*RECORDS FOR THE TASK:*
..........

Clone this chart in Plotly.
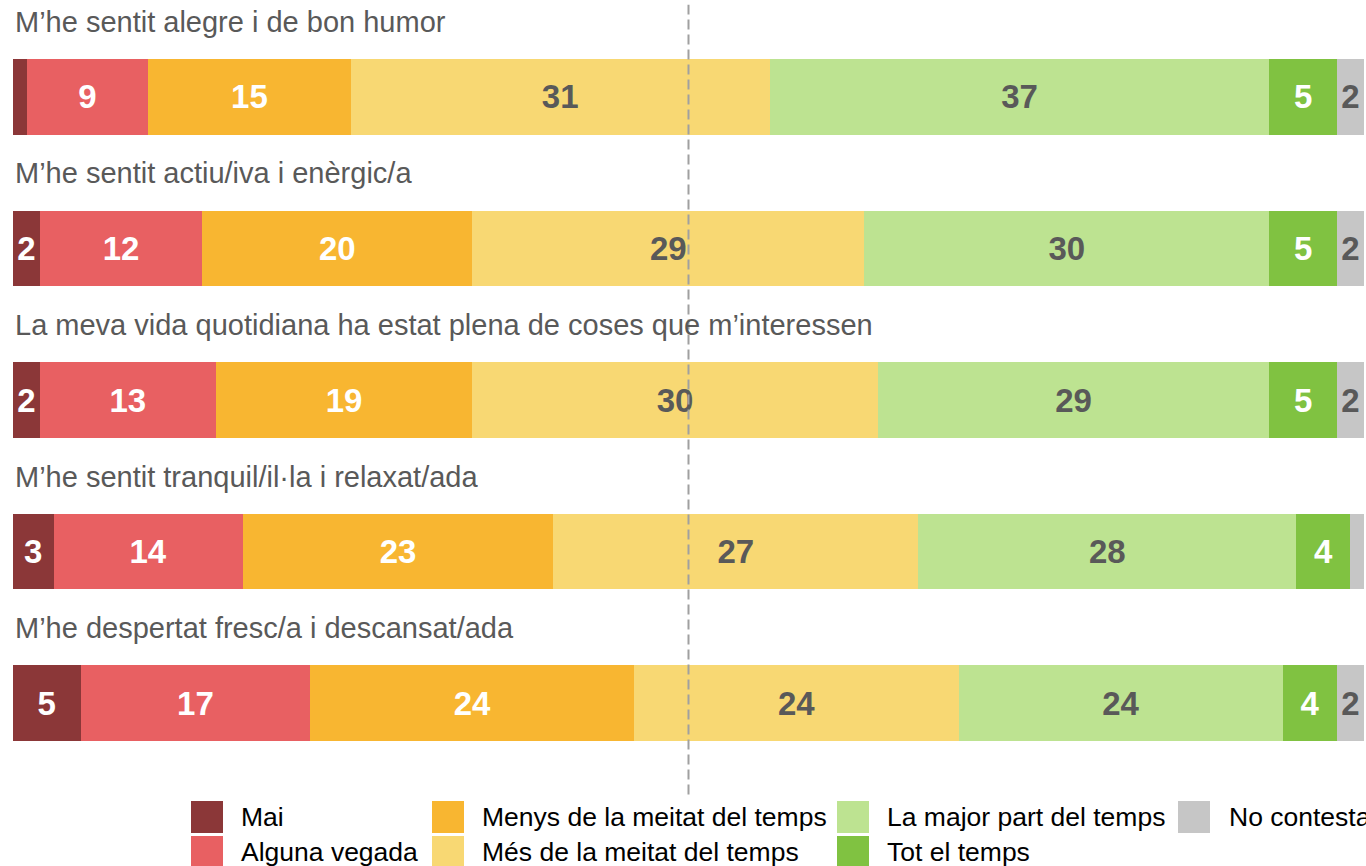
import plotly.graph_objects as go

# Survey items (top to bottom) and answer categories
items = [
    "M\u2019he sentit alegre i de bon humor",
    "M\u2019he sentit actiu/iva i en\u00e8rgic/a",
    "La meva vida quotidiana ha estat plena de coses que m\u2019interessen",
    "M\u2019he sentit tranquil/il\u00b7la i relaxat/ada",
    "M\u2019he despertat fresc/a i descansat/ada",
]
categories = [
    "Mai",
    "Alguna vegada",
    "Menys de la meitat del temps",
    "M\u00e9s de la meitat del temps",
    "La major part del temps",
    "Tot el temps",
    "No contesta",
]

# Percentage per category, one list per category, items in the order above
mai = [1, 2, 2, 3, 5]
alguna_vegada = [9, 12, 13, 14, 17]
menys_meitat = [15, 20, 19, 23, 24]
mes_meitat = [31, 29, 30, 27, 24]
major_part = [37, 30, 29, 28, 24]
tot_temps = [5, 5, 5, 4, 4]
no_contesta = [2, 2, 2, 1, 2]
series = [mai, alguna_vegada, menys_meitat, mes_meitat, major_part, tot_temps, no_contesta]

colors = ["#8B3738", "#E86062", "#F8B631", "#F8D873", "#BDE391", "#80C241", "#C6C6C6"]
text_colors = ["white", "white", "white", "#595959", "#595959", "white", "#595959"]

# Values too small to carry a label
MIN_LABEL = 2

W, H = 1366, 866
ML, MR, MT, MB = 13, 2, 0, 69
PW, PH = W - ML - MR, H - MT - MB

ypos = list(range(len(items) - 1, -1, -1))

fig = go.Figure()
for cat, vals, col, tcol in zip(categories, series, colors, text_colors):
    fig.add_trace(go.Bar(
        x=vals,
        y=ypos,
        orientation="h",
        name=cat,
        marker=dict(color=col, line=dict(width=0)),
        text=[str(v) if v >= MIN_LABEL else "" for v in vals],
        textposition="inside",
        insidetextanchor="middle",
        textangle=0,
        constraintext="none",
        textfont=dict(family="Liberation Sans, Arial", size=33, color=tcol, weight="bold"),
        width=0.5,
        showlegend=False,
        hoverinfo="skip",
    ))

# Item titles above each bar
for label, y in zip(items, ypos):
    fig.add_annotation(
        x=0, y=y + 0.495, xref="x", yref="y",
        text=label, showarrow=False, xanchor="left", yanchor="middle",
        font=dict(family="Liberation Sans, Arial", size=29, color="#595959"),
    )

# Midpoint reference line
fig.add_shape(
    type="line", x0=50, x1=50, xref="x", y0=0.003, y1=0.994, yref="paper",
    line=dict(color="#A0A0A0", width=2, dash="10px,5px"), layer="above",
)


def px_x(px):
    return (px - ML) / PW


def px_y(py):
    return (H - MB - py) / PH


# Legend laid out column by column
legend_cols = [(191, 239), (432, 480), (837, 885), (1178, 1227)]
legend_rows = [(801, 833), (836, 868)]
for i, (cat, col) in enumerate(zip(categories, colors)):
    c, r = divmod(i, 2)
    sx, tx = legend_cols[c]
    y0, y1 = legend_rows[r]
    fig.add_shape(
        type="rect", xref="paper", yref="paper",
        x0=px_x(sx), x1=px_x(sx + 32), y0=px_y(y1), y1=px_y(y0),
        fillcolor=col, line=dict(width=0),
    )
    fig.add_annotation(
        x=px_x(tx), y=px_y((y0 + y1) / 2), xref="paper", yref="paper",
        text=cat, showarrow=False, xanchor="left", yanchor="middle",
        font=dict(family="Liberation Sans, Arial", size=26.5, color="black"),
    )

fig.update_layout(
    barmode="stack",
    width=W, height=H,
    margin=dict(l=ML, r=MR, t=MT, b=MB, pad=0),
    paper_bgcolor="white", plot_bgcolor="white",
    xaxis=dict(range=[0, 100], visible=False, fixedrange=True),
    yaxis=dict(range=[-0.62, 4.64], visible=False, fixedrange=True),
    bargap=0.5,
)

fig.write_html("out.html", config={"displayModeBar": False})
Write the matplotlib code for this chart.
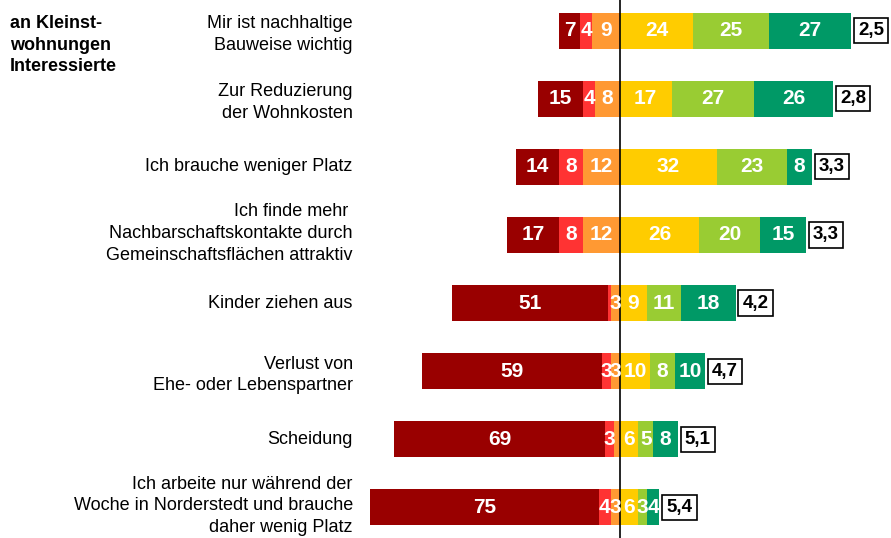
import numpy as np
import matplotlib
matplotlib.use('Agg')
from matplotlib import pyplot as plt
from matplotlib.transforms import blended_transform_factory, offset_copy

plt.rcParams['font.family'] = ['Liberation Sans', 'DejaVu Sans']

categories = [
    "Mir ist nachhaltige\nBauweise wichtig",
    "Zur Reduzierung\nder Wohnkosten",
    "Ich brauche weniger Platz",
    "Ich finde mehr \nNachbarschaftskontakte durch\nGemeinschaftsflächen attraktiv",
    "Kinder ziehen aus",
    "Verlust von\nEhe- oder Lebenspartner",
    "Scheidung",
    "Ich arbeite nur während der\nWoche in Norderstedt und brauche\ndaher wenig Platz",
]

# negative side (from outside to centre) and positive side (from centre outward)
dark_red = [7, 15, 14, 17, 51, 59, 69, 75]
red = [4, 4, 8, 8, 1, 3, 3, 4]
orange = [9, 8, 12, 12, 3, 3, 2, 3]
yellow = [24, 17, 32, 26, 9, 10, 6, 6]
light_green = [25, 27, 23, 20, 11, 8, 5, 3]
dark_green = [27, 26, 8, 15, 18, 10, 8, 4]
means = ["2,5", "2,8", "3,3", "3,3", "4,2", "4,7", "5,1", "5,4"]

colors = ["#990000", "#FF3333", "#FF9933", "#FFCC00", "#99CC33", "#009966"]

fig = plt.figure(figsize=(8.91, 5.38), dpi=100)
ax = fig.add_axes([0.405, 0.0, 0.595, 1.0])

y = np.arange(len(categories))
h = 0.53

neg = [orange, red, dark_red]
neg_colors = [colors[2], colors[1], colors[0]]
pos = [yellow, light_green, dark_green]
pos_colors = [colors[3], colors[4], colors[5]]

def draw_side(series, cols, sign):
    start = np.zeros(len(y))
    for vals, c in zip(series, cols):
        vals = np.array(vals, dtype=float)
        left = start if sign > 0 else -(start + vals)
        ax.barh(y, vals, left=left, height=h, color=c, edgecolor='none')
        for yi, l, v in zip(y, left, vals):
            if v >= 3:
                ax.text(l + v / 2, yi, f"{int(v)}", ha='center', va='center',
                        color='white', fontsize=15, fontweight='bold')
        start = start + vals
    return start

draw_side(neg, neg_colors, -1)
ends = draw_side(pos, pos_colors, 1)

for yi, e, m in zip(y, ends, means):
    ax.annotate(m, xy=(e, yi), xytext=(5, 0), textcoords='offset points',
                ha='left', va='center', fontsize=13.5, fontweight='bold',
                bbox=dict(boxstyle='square,pad=0.22', facecolor='white',
                          edgecolor='black', linewidth=1.2))

ax.axvline(0, color='black', linewidth=1.2)

ax.set_xlim(-85, 89)
ax.set_ylim(7.45, -0.45)

# category labels, right aligned left of the plot area
trans = blended_transform_factory(ax.transAxes, ax.transData)
shift = {0: 0, 1: -4, 2: 1.5}  # vertical nudge (px) by number of line breaks
for yi, cat in zip(y, categories):
    t = offset_copy(trans, fig=fig, x=-8, y=shift[cat.count("\n")], units='dots')
    ax.text(0, yi, cat, transform=t, ha='right', va='center',
            fontsize=13, linespacing=1.36)

ax.set_xticks([])
ax.set_yticks([])
for s in ax.spines.values():
    s.set_visible(False)

fig.text(0.011, 0.972, "an Kleinst-\nwohnungen\nInteressierte", ha='left', va='top',
         fontsize=13, fontweight='bold', linespacing=1.36)

fig.savefig('out.png', dpi=100)
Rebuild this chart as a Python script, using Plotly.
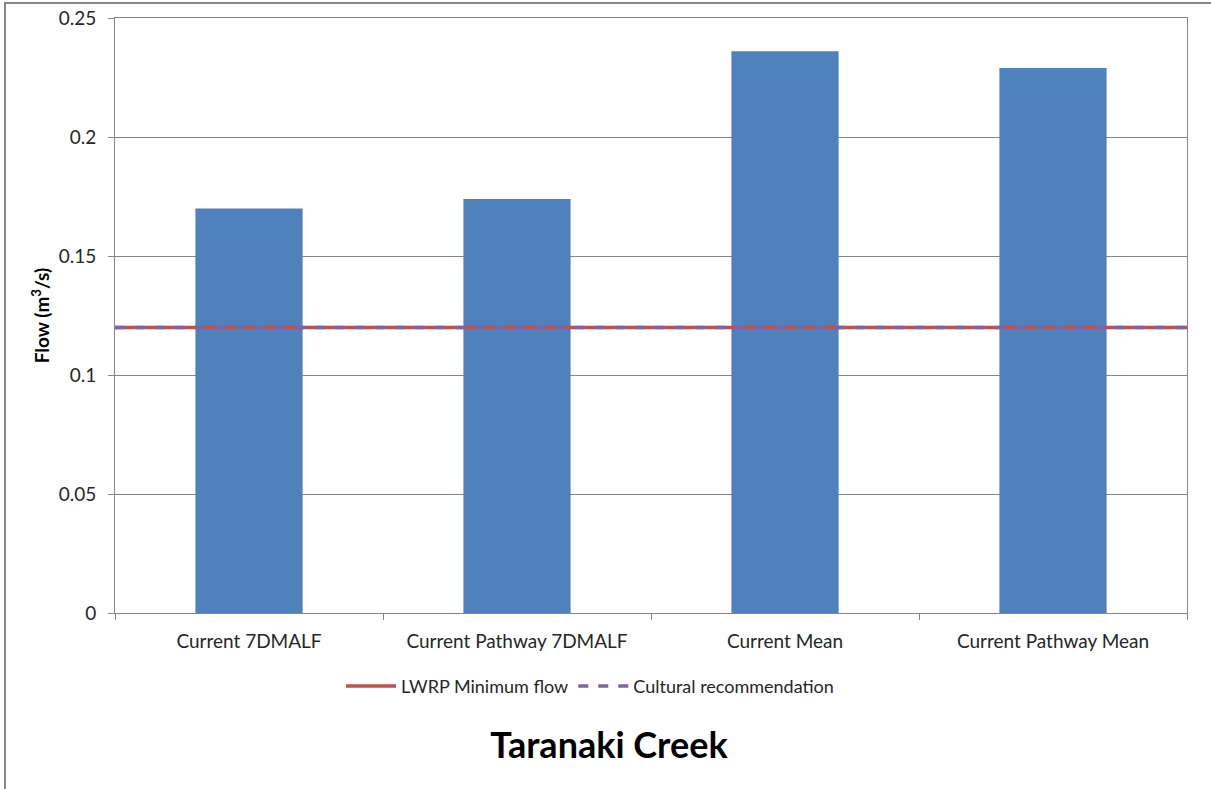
import plotly.graph_objects as go

categories = ['Current 7DMALF', 'Current Pathway 7DMALF', 'Current Mean', 'Current Pathway Mean']
flows = [0.170, 0.174, 0.236, 0.229]
lwrp_min = [0.12, 0.12]
cultural = [0.12, 0.12]
y_ticks = [0, 0.05, 0.1, 0.15, 0.2, 0.25]
y_labels = ['0', '0.05', '0.1', '0.15', '0.2', '0.25']

font_family = 'Lato, Open Sans, sans-serif'

graphs = [
    go.Bar(
        x=categories,
        y=flows,
        marker=dict(color='#4F81BD', line=dict(width=0)),
        showlegend=False,
        name='Flow',
    ),
    go.Scatter(
        x=[0, 1],
        y=lwrp_min,
        xaxis='x2',
        mode='lines',
        line=dict(color='#C0504D', width=3.5),
        name='LWRP Minimum flow',
    ),
    go.Scatter(
        x=[0, 1],
        y=cultural,
        xaxis='x2',
        mode='lines',
        line=dict(color='#8064A2', width=3.5, dash='10px,10px'),
        name='Cultural recommendation',
    ),
]

layout = go.Layout(
    width=1211,
    height=789,
    margin=dict(l=115, r=24, t=18, b=176),
    paper_bgcolor='white',
    plot_bgcolor='white',
    bargap=0.6,
    font=dict(family=font_family, size=19, color='#262626'),
    title=dict(
        text='<b>Taranaki Creek</b>',
        x=609 / 1211,
        xanchor='center',
        y=1 - 745 / 789,
        yanchor='middle',
        font=dict(size=36, color='black', family=font_family),
    ),
    xaxis=dict(
        showgrid=False,
        showline=True,
        linecolor='#868686',
        linewidth=1,
        ticks='outside',
        tickson='boundaries',
        ticklen=6,
        tickcolor='#868686',
        tickfont=dict(size=19),
        ticklabelstandoff=11,
        tickangle=0,
        mirror=True,
        automargin=False,
    ),
    xaxis2=dict(
        overlaying='x',
        range=[0, 1],
        visible=False,
    ),
    yaxis=dict(
        range=[0, 0.25],
        tickvals=y_ticks,
        ticktext=y_labels,
        showgrid=True,
        gridcolor='#868686',
        gridwidth=1,
        showline=True,
        linecolor='#868686',
        ticks='outside',
        ticklen=6,
        tickcolor='#868686',
        tickfont=dict(size=19),
        ticklabelstandoff=8,
        mirror=True,
        zeroline=False,
        automargin=False,
        title=dict(text='<b>Flow (m<sup>3</sup>/s)</b>', font=dict(size=19, color='black'), standoff=4),
    ),
    legend=dict(
        orientation='h',
        x=(590 - 115) / 1072,
        xanchor='center',
        y=-0.123,
        yanchor='middle',
        font=dict(size=18),
        itemwidth=50,
    ),
    shapes=[
        dict(
            type='rect', xref='paper', yref='paper',
            x0=-110 / 1072, x1=1.5, y0=-1.0, y1=1 + 15 / 595,
            line=dict(color='#868686', width=2), layer='below',
        )
    ],
)

fig = go.Figure(data=graphs, layout=layout)
# drop the default page margin so the figure fills the window exactly
fig.write_html('out.html', config={'displayModeBar': False},
               post_script="document.body.style.margin='0';")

..........

*CHALLENGE:* Restate word for word only the lines from where the entries begin through the one with "ypos = list(range(len(items) - 1, -1, -1))"; omit the pictures.

*FINISHED ANSWER:*
Clone this chart in Plotly.
import plotly.graph_objects as go

# Survey items (top to bottom) and answer categories
items = [
    "M\u2019he sentit alegre i de bon humor",
    "M\u2019he sentit actiu/iva i en\u00e8rgic/a",
    "La meva vida quotidiana ha estat plena de coses que m\u2019interessen",
    "M\u2019he sentit tranquil/il\u00b7la i relaxat/ada",
    "M\u2019he despertat fresc/a i descansat/ada",
]
categories = [
    "Mai",
    "Alguna vegada",
    "Menys de la meitat del temps",
    "M\u00e9s de la meitat del temps",
    "La major part del temps",
    "Tot el temps",
    "No contesta",
]

# Percentage per category, one list per category, items in the order above
mai = [1, 2, 2, 3, 5]
alguna_vegada = [9, 12, 13, 14, 17]
menys_meitat = [15, 20, 19, 23, 24]
mes_meitat = [31, 29, 30, 27, 24]
major_part = [37, 30, 29, 28, 24]
tot_temps = [5, 5, 5, 4, 4]
no_contesta = [2, 2, 2, 1, 2]
series = [mai, alguna_vegada, menys_meitat, mes_meitat, major_part, tot_temps, no_contesta]

colors = ["#8B3738", "#E86062", "#F8B631", "#F8D873", "#BDE391", "#80C241", "#C6C6C6"]
text_colors = ["white", "white", "white", "#595959", "#595959", "white", "#595959"]

# Values too small to carry a label
MIN_LABEL = 2

W, H = 1366, 866
ML, MR, MT, MB = 13, 2, 0, 69
PW, PH = W - ML - MR, H - MT - MB

ypos = list(range(len(items) - 1, -1, -1))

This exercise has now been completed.